LEDA works directly with existing businesses, educators, the public workforce system, and state and regional partners to address workforce issues. We actively promote workforce training funding initiatives such as the Incumbent Worker Training Program and the Small Business Employee Training Program. These programs can help businesses obtain the skilled workforce necessary for their operation and growth. In August, LEDA hosted the 13th annual LEDA Job Fair, the largest ever with 96 employers and training providers and 1,300 job seekers. Over the years, hundreds of Acadiana’s top employers have successfully recruited job candidates at the event. Finally, LEDA focuses its retention and attraction efforts on industries that look at untapped labor markets and provide “quality jobs” that will attract and retain local and outside talent.
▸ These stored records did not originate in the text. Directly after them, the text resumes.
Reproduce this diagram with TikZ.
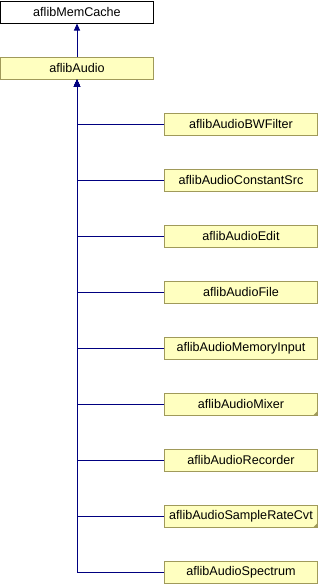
\documentclass[tikz,border=0pt]{standalone}
\usepackage{fontspec}
\setmainfont{Liberation Sans}
\usetikzlibrary{arrows.meta}
\definecolor{boxfill}{HTML}{FFFFC0}
\definecolor{boxline}{HTML}{A09A5A}
\definecolor{edgeblue}{HTML}{000080}
\begin{document}
\begin{tikzpicture}[x=1pt,y=-1pt,
  cls/.style={draw=boxline,fill=boxfill,line width=1pt,minimum width=153pt,minimum height=22pt,inner sep=0pt,font=\fontsize{12.6}{14}\selectfont},
  topcls/.style={cls,draw=black,fill=white},
  arr/.style={draw=edgeblue,line width=1pt,-{Triangle[length=7pt,width=6pt]}},
  fold/.style={fill=boxline}]
\useasboundingbox (0,0) rectangle (318,584);
\node[topcls] (mem) at (77,12) {aflibMemCache};
\node[cls] (audio) at (77,68) {aflibAudio};
\node[cls] (c1) at (241,124) {aflibAudioBWFilter};
\node[cls] (c2) at (241,180) {aflibAudioConstantSrc};
\node[cls] (c3) at (241,236) {aflibAudioEdit};
\node[cls] (c4) at (241,292) {aflibAudioFile};
\node[cls] (c5) at (241,348) {aflibAudioMemoryInput};
\node[cls] (c6) at (241,404) {aflibAudioMixer};
\node[cls] (c7) at (241,460) {aflibAudioRecorder};
\node[cls] (c8) at (241,516) {aflibAudioSampleRateCvt};
\node[cls] (c9) at (241,572) {aflibAudioSpectrum};
\fill[fold] (c6.south east) -- ++(0,-5) -- ++(-5,5) -- cycle;
\fill[fold] (c8.south east) -- ++(0,-5) -- ++(-5,5) -- cycle;
\draw[arr] (audio) -- (mem);
\foreach \c in {c1,c2,c3,c4,c5,c6,c7,c8,c9}
  \draw[arr] (\c.west) -| (audio.south);
\end{tikzpicture}
\end{document}
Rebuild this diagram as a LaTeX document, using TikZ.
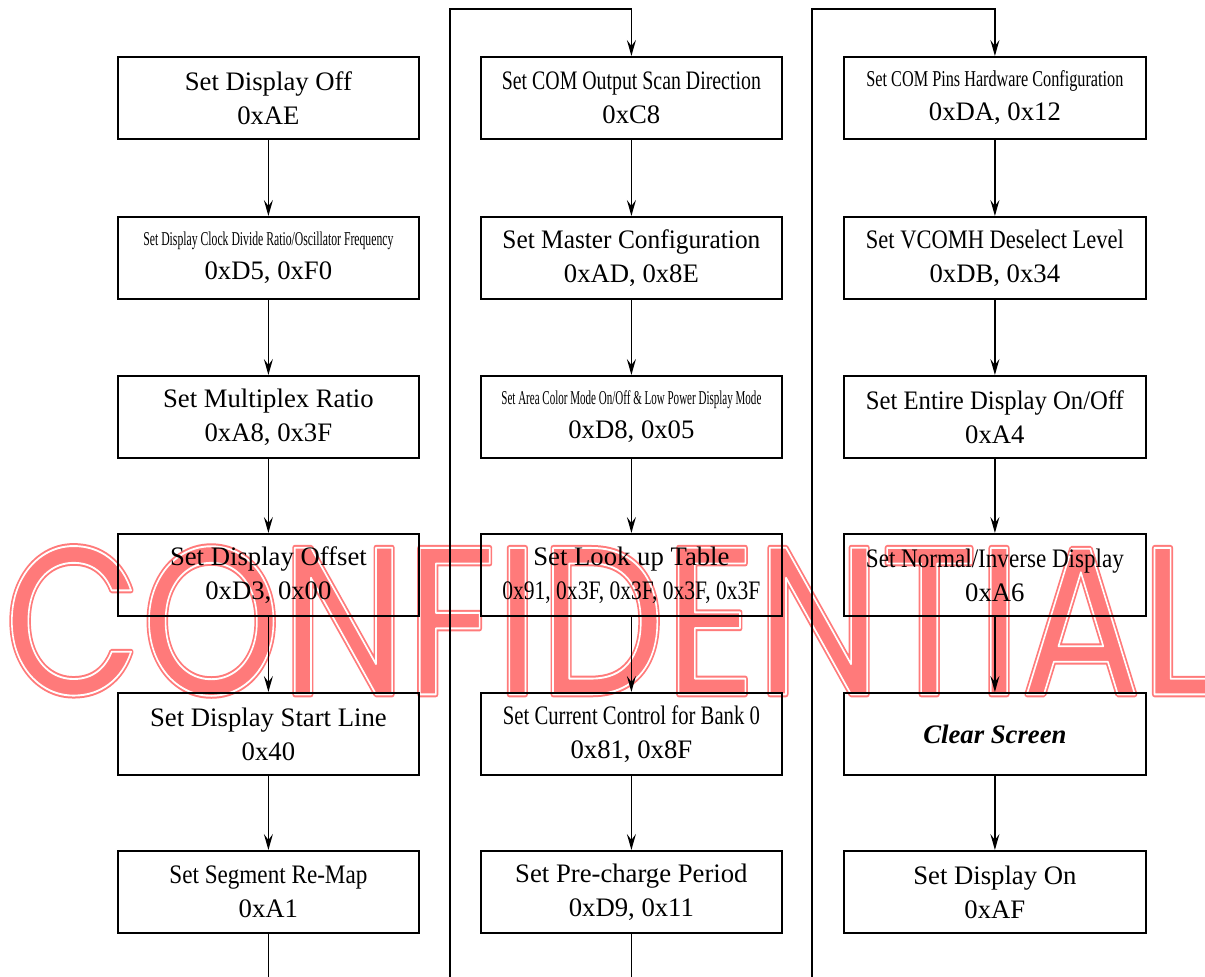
\documentclass[tikz,border=0pt]{standalone}
\usepackage{fontspec}
\setmainfont{Liberation Serif}
\newfontfamily\wmfont{Poppins}
\usepackage{graphicx}
\usetikzlibrary{arrows.meta}
\newcommand\fitw[2]{\resizebox{#1}{\height}{#2}}
\tikzset{
  cmd/.style={draw, line width=1.8pt, minimum width=301pt, minimum height=82pt,
    inner sep=0pt, align=center, anchor=north west,
    font=\fontsize{26.7}{34}\selectfont},
  flow/.style={line width=1.4pt, -{Stealth[length=16pt,width=9pt,inset=6pt]}},
  plainline/.style={line width=1.4pt},
  wmark/.style={anchor=south west, inner sep=0pt},
}
\begin{document}
\begin{tikzpicture}[x=1pt,y=-1pt]
\useasboundingbox (0,0) rectangle (1205,977);
% watermark
\node[wmark, text=red!52] (wm1) at (4,696)
  {\resizebox{1213pt}{148pt}{\wmfont\special{pdf:literal direct 1 j 1 J 2 Tr 0.28 w}CONFIDENTIAL\special{pdf:literal direct 0 Tr}}};
\node[wmark, text=white] (wm2) at (4,696)
  {\resizebox{1213pt}{148pt}{\wmfont\special{pdf:literal direct 1 j 1 J 1 Tr 0.09 w}CONFIDENTIAL\special{pdf:literal direct 0 Tr}}};
% column 1
\node[cmd] (a1) at (117,56) {Set Display Off\\0xAE};
\node[cmd] (a2) at (117,216) {\fitw{250pt}{\fontsize{19.6}{34}\selectfont Set Display Clock Divide Ratio/Oscillator Frequency}\\0xD5, 0xF0};
\node[cmd] (a3) at (117,375) {Set Multiplex Ratio\\0xA8, 0x3F};
\node[cmd] (a4) at (117,533) {Set Display Offset\\0xD3, 0x00};
\node[cmd] (a5) at (117,692) {Set Display Start Line\\0x40};
\node[cmd] (a6) at (117,850) {\fitw{198pt}{Set Segment Re-Map}\\0xA1};
% column 2
\node[cmd] (b1) at (480,56) {\fitw{259pt}{Set COM Output Scan Direction}\\0xC8};
\node[cmd] (b2) at (480,216) {\fitw{258pt}{Set Master Configuration}\\0xAD, 0x8E};
\node[cmd] (b3) at (480,375) {\fitw{260pt}{\fontsize{19.6}{34}\selectfont Set Area Color Mode On/Off \& Low Power Display Mode}\\0xD8, 0x05};
\node[cmd] (b4) at (480,533) {Set Look up Table\\\fitw{258pt}{0x91, 0x3F, 0x3F, 0x3F, 0x3F}};
\node[cmd] (b5) at (480,692) {\fitw{257pt}{Set Current Control for Bank 0}\\0x81, 0x8F};
\node[cmd] (b6) at (480,850) {Set Pre-charge Period\\0xD9, 0x11};
% column 3
\node[cmd, minimum width=302pt] (c1) at (843,56) {\fitw{257pt}{\fontsize{22.7}{34}\selectfont Set COM Pins Hardware Configuration}\\0xDA, 0x12};
\node[cmd, minimum width=302pt] (c2) at (843,216) {\fitw{258pt}{Set VCOMH Deselect Level}\\0xDB, 0x34};
\node[cmd, minimum width=302pt] (c3) at (843,375) {\fitw{258pt}{Set Entire Display On/Off}\\0xA4};
\node[cmd, minimum width=302pt] (c4) at (843,533) {\fitw{258pt}{Set Normal/Inverse Display}\\0xA6};
\node[cmd, minimum width=302pt] (c5) at (843,692) {\textbf{\textit{Clear Screen}}};
\node[cmd, minimum width=302pt] (c6) at (843,850) {Set Display On\\0xAF};
% vertical arrows
\foreach \p/\q in {a1/a2,a2/a3,a3/a4,a4/a5,a5/a6,b1/b2,b2/b3,b3/b4,b4/b5,b5/b6,c1/c2,c2/c3,c3/c4,c4/c5,c5/c6}
  \draw[flow] (\p.south) -- (\q.north);
% loops
\coordinate (floor) at (0,977);
\coordinate (l1b) at (450,977);
\coordinate (l1t) at (450,9);
\coordinate (l2b) at (812,977);
\coordinate (l2t) at (812,9);
\draw[plainline] (a6.south) -- (a6.south |- floor);
\draw[plainline] (b6.south) -- (b6.south |- floor);
\draw[flow] (l1b) -- (l1t) -| (b1.north);
\draw[flow] (l2b) -- (l2t) -| (c1.north);
\end{tikzpicture}
\end{document}
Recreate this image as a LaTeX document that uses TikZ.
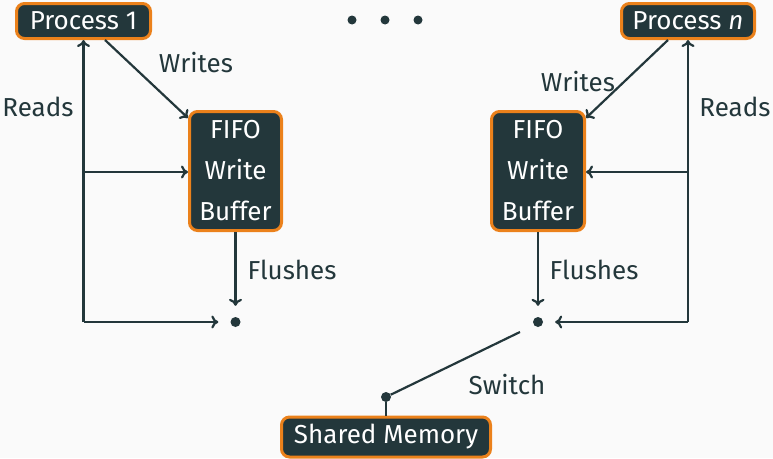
\documentclass[tikz,border=0pt]{standalone}
\usepackage{fontspec}
\setmainfont{Fira Sans}
\usetikzlibrary{arrows.meta}
\definecolor{mteal}{HTML}{23373B}
\definecolor{morange}{HTML}{EB811B}
\definecolor{mbg}{HTML}{FAFAFA}
\tikzset{
  box/.style={draw=morange, fill=mteal, text=white, line width=3pt,
    rounded corners=8pt, inner sep=0pt, align=center},
  lbl/.style={text=mteal, inner sep=0pt},
  dot/.style={circle, fill=mteal, inner sep=0pt, minimum size=10pt},
  arr/.style={draw=mteal, line width=2.2pt, -{To[length=7pt,width=13pt]}},
  wire/.style={draw=mteal, line width=2.2pt},
}
\begin{document}
\begin{tikzpicture}[x=1pt, y=-1pt, font=\fontsize{26}{32}\selectfont]
  \fill[mbg] (0,0) rectangle (773,458);
  \useasboundingbox (0,0) rectangle (773,458);

  % processes and buffers
  \node[box, minimum width=134pt, minimum height=35pt] (p1) at (83.5,21) {Process 1};
  \node[box, minimum width=133pt, minimum height=35pt] (pn) at (688,21) {Process \textit{n}};
  \node[box, minimum width=92pt, minimum height=119pt, font=\fontsize{26}{41}\selectfont] (f1) at (235.5,171) {FIFO\\Write\\Buffer};
  \node[box, minimum width=93pt, minimum height=119pt, font=\fontsize{26}{41}\selectfont] (fn) at (538,171) {FIFO\\Write\\Buffer};
  \node[box, minimum width=209pt, minimum height=40pt] (sm) at (386,437) {Shared Memory};

  % ellipsis between the processes
  \node[dot, minimum size=9pt] (e1) at (352,20) {};
  \node[dot, minimum size=9pt] (e2) at (385,20) {};
  \node[dot, minimum size=9pt] (e3) at (418,20) {};

  % junction points and switch
  \node[dot] (j1) at (235.5,322) {};
  \node[dot] (jn) at (538,322) {};
  \node[dot] (s) at (386,397) {};
  \coordinate (sw) at (520,332);

  % left side
  \coordinate (c1) at (83.5,322);
  \coordinate (b1) at (83.5,172);
  \draw[arr] ([xshift=21.5pt]p1.south) -- ([yshift=-8pt]f1.north west);
  \draw[arr] (c1) -- (c1 |- p1.south);
  \draw[arr] (b1) -- (b1 -| f1.west);
  \draw[arr, shorten >=12pt] (c1) -- (j1);
  \draw[arr, shorten >=11pt] (f1.south) -- (j1);

  % right side
  \coordinate (cn) at (688,322);
  \coordinate (bn) at (688,172);
  \draw[arr] ([xshift=-20pt]pn.south) -- ([yshift=-8pt]fn.north east);
  \draw[arr] (cn) -- (cn |- pn.south);
  \draw[arr] (bn) -- (bn -| fn.east);
  \draw[arr, shorten >=12pt] (cn) -- (jn);
  \draw[arr, shorten >=11pt] (fn.south) -- (jn);

  % switch to shared memory
  \draw[wire] (s) -- (sw);
  \draw[wire] (s) -- (sm.north);

  % labels
  \node[lbl] (lw1) at (196,63) {Writes};
  \node[lbl] (lwn) at (578,82) {Writes};
  \node[lbl] (lr1) at (38,107) {Reads};
  \node[lbl] (lrn) at (735,107) {Reads};
  \node[lbl] (lf1) at (292,270) {Flushes};
  \node[lbl] (lfn) at (594,270) {Flushes};
  \node[lbl] (ls) at (507,385) {Switch};
\end{tikzpicture}
\end{document}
The workforce issues facing Lafayette businesses are a cause for concern, while at the same time reflecting a successful economy. We’d rather have this issue to deal with than the alternative — not enough gainful employment for our workers. As Lafayette’s business base evolves, new employment opportunities will present themselves to the local workforce while at the same time attracting a new, skilled workforce to Acadiana. This benefits everyone, as a quality workforce influences economic development by attracting new businesses and industries to the state.


Gregg Gothreaux is president and chief executive officer of the Lafayette Economic Development Authority.